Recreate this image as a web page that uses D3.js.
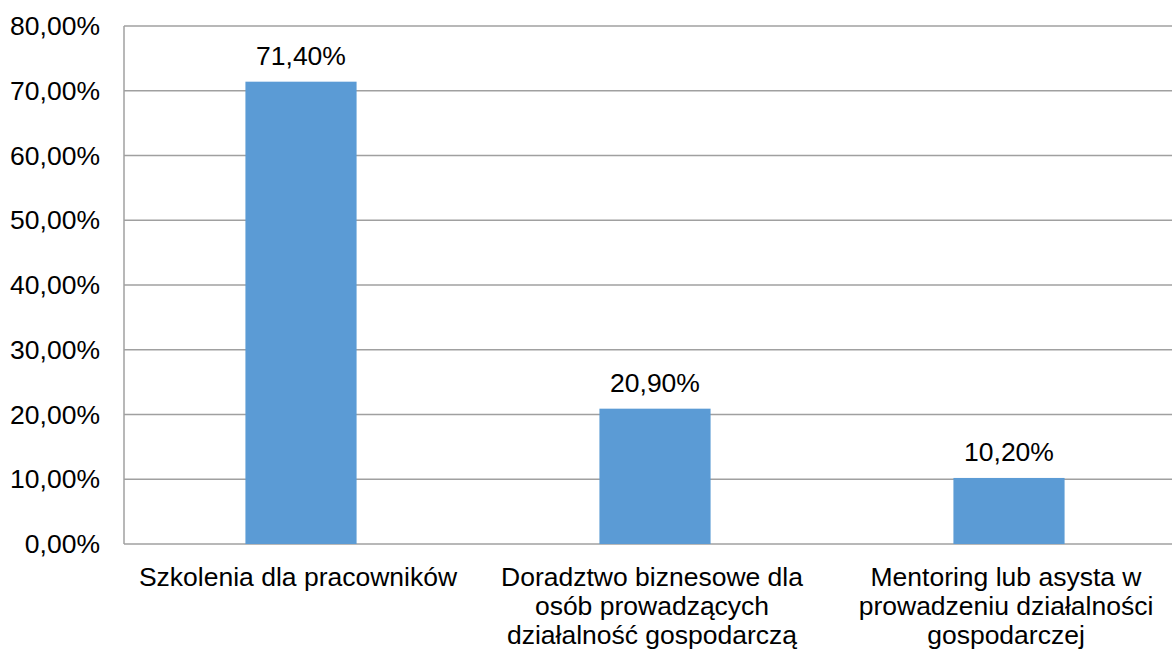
<!DOCTYPE html>
<html>
<head>
<meta charset="utf-8">
<script src="https://cdn.jsdelivr.net/npm/d3@7"></script>
<style>
  body { margin: 0; background: #fff; }
  text { font-family: "Liberation Sans", Arial, sans-serif; fill: #000; }
</style>
</head>
<body>
<div id="chart"></div>
<script>
const categories = [
    "Szkolenia dla pracowników",
    "Doradztwo biznesowe dla osób prowadzących działalność gospodarczą",
    "Mentoring lub asysta w prowadzeniu działalności gospodarczej"
];
const values = [71.4, 20.9, 10.2];
const yTicks = [0, 10, 20, 30, 40, 50, 60, 70, 80];

const width = 1172;
const height = 650;
const fontSize = 26.5;
const margin = { left: 124, right: -14, top: 26, bottom: 106 };

const svg = d3.select('#chart')
    .append('svg')
        .attr('width', width)
        .attr('height', height);

const fmt = v => d3.format('.2f')(v).replace('.', ',') + '%';

const x = d3.scaleBand()
    .domain(categories)
    .range([margin.left, width - margin.right])
    .paddingInner(0.686)
    .paddingOuter(0.343);

const y = d3.scaleLinear()
    .domain([0, 80])
    .range([height - margin.bottom, margin.top]);

// gridlines
svg.append('g')
    .selectAll('line')
    .data(yTicks)
    .join('line')
        .attr('x1', margin.left)
        .attr('x2', width - margin.right)
        .attr('y1', d => y(d))
        .attr('y2', d => y(d))
        .attr('stroke', '#a0a0a0')
        .attr('stroke-width', 1.5);

// left axis line
svg.append('line')
    .attr('x1', margin.left)
    .attr('x2', margin.left)
    .attr('y1', y(80))
    .attr('y2', y(0))
    .attr('stroke', '#a0a0a0')
    .attr('stroke-width', 1.5);

// y tick labels
svg.append('g')
    .selectAll('text')
    .data(yTicks)
    .join('text')
        .attr('x', margin.left - 24)
        .attr('y', d => y(d))
        .attr('dy', '0.34em')
        .attr('text-anchor', 'end')
        .attr('font-size', fontSize)
        .text(d => fmt(d));

// bars
svg.append('g')
    .selectAll('rect')
    .data(values)
    .join('rect')
        .attr('x', (d, i) => x(categories[i]))
        .attr('y', d => y(d))
        .attr('width', x.bandwidth())
        .attr('height', d => y(0) - y(d))
        .attr('fill', '#5b9bd5');

// bar value labels
svg.append('g')
    .selectAll('text')
    .data(values)
    .join('text')
        .attr('x', (d, i) => x(categories[i]) + x.bandwidth() / 2)
        .attr('y', d => y(d) - 17)
        .attr('text-anchor', 'middle')
        .attr('font-size', fontSize)
        .text(d => fmt(d));

// category labels, wrapped
const maxLine = 345;
const lineHeight = 29;
const catLabels = svg.append('g')
    .selectAll('text')
    .data(categories)
    .join('text')
        .attr('x', d => x(d) + x.bandwidth() / 2 - 3)
        .attr('y', y(0) + 42)
        .attr('text-anchor', 'middle')
        .attr('font-size', fontSize);

catLabels.each(function(d) {
    const t = d3.select(this);
    const words = d.split(' ');
    const cx = t.attr('x');
    let line = [];
    let tspan = t.append('tspan').attr('x', cx).attr('dy', 0);
    words.forEach(w => {
        line.push(w);
        tspan.text(line.join(' '));
        if (tspan.node().getComputedTextLength() > maxLine && line.length > 1) {
            line.pop();
            tspan.text(line.join(' '));
            line = [w];
            tspan = t.append('tspan').attr('x', cx).attr('dy', lineHeight).text(w);
        }
    });
});
</script>
</body>
</html>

━━━━━━━━

Reproduce all of the data exactly; the pictures do not belong in the copy.

Recreate this image as a web page that uses D3.js.
<!DOCTYPE html>
<html>
<head>
<meta charset="utf-8">
<script src="https://cdn.jsdelivr.net/npm/d3@7"></script>
<style>
  body { margin: 0; background: #fff; }
  text { font-family: "Liberation Sans", Arial, sans-serif; fill: #000; }
</style>
</head>
<body>
<div id="chart"></div>
<script>
const categories = [
    "Szkolenia dla pracowników",
    "Doradztwo biznesowe dla osób prowadzących działalność gospodarczą",
    "Mentoring lub asysta w prowadzeniu działalności gospodarczej"
];
const values = [71.4, 20.9, 10.2];
const yTicks = [0, 10, 20, 30, 40, 50, 60, 70, 80];

const width = 1172;
const height = 650;
const fontSize = 26.5;
const margin = { left: 124, right: -14, top: 26, bottom: 106 };

const svg = d3.select('#chart')
    .append('svg')
        .attr('width', width)
        .attr('height', height);

const fmt = v => d3.format('.2f')(v).replace('.', ',') + '%';

const x = d3.scaleBand()
    .domain(categories)
    .range([margin.left, width - margin.right])
    .paddingInner(0.686)
    .paddingOuter(0.343);

const y = d3.scaleLinear()
    .domain([0, 80])
    .range([height - margin.bottom, margin.top]);

// gridlines
svg.append('g')
    .selectAll('line')
    .data(yTicks)
    .join('line')
        .attr('x1', margin.left)
        .attr('x2', width - margin.right)
        .attr('y1', d => y(d))
        .attr('y2', d => y(d))
        .attr('stroke', '#a0a0a0')
        .attr('stroke-width', 1.5);

// left axis line
svg.append('line')
    .attr('x1', margin.left)
    .attr('x2', margin.left)
    .attr('y1', y(80))
    .attr('y2', y(0))
    .attr('stroke', '#a0a0a0')
    .attr('stroke-width', 1.5);

// y tick labels
svg.append('g')
    .selectAll('text')
    .data(yTicks)
    .join('text')
        .attr('x', margin.left - 24)
        .attr('y', d => y(d))
        .attr('dy', '0.34em')
        .attr('text-anchor', 'end')
        .attr('font-size', fontSize)
        .text(d => fmt(d));

// bars
svg.append('g')
    .selectAll('rect')
    .data(values)
    .join('rect')
        .attr('x', (d, i) => x(categories[i]))
        .attr('y', d => y(d))
        .attr('width', x.bandwidth())
        .attr('height', d => y(0) - y(d))
        .attr('fill', '#5b9bd5');

// bar value labels
svg.append('g')
    .selectAll('text')
    .data(values)
    .join('text')
        .attr('x', (d, i) => x(categories[i]) + x.bandwidth() / 2)
        .attr('y', d => y(d) - 17)
        .attr('text-anchor', 'middle')
        .attr('font-size', fontSize)
        .text(d => fmt(d));

// category labels, wrapped
const maxLine = 345;
const lineHeight = 29;
const catLabels = svg.append('g')
    .selectAll('text')
    .data(categories)
    .join('text')
        .attr('x', d => x(d) + x.bandwidth() / 2 - 3)
        .attr('y', y(0) + 42)
        .attr('text-anchor', 'middle')
        .attr('font-size', fontSize);

catLabels.each(function(d) {
    const t = d3.select(this);
    const words = d.split(' ');
    const cx = t.attr('x');
    let line = [];
    let tspan = t.append('tspan').attr('x', cx).attr('dy', 0);
    words.forEach(w => {
        line.push(w);
        tspan.text(line.join(' '));
        if (tspan.node().getComputedTextLength() > maxLine && line.length > 1) {
            line.pop();
            tspan.text(line.join(' '));
            line = [w];
            tspan = t.append('tspan').attr('x', cx).attr('dy', lineHeight).text(w);
        }
    });
});
</script>
</body>
</html>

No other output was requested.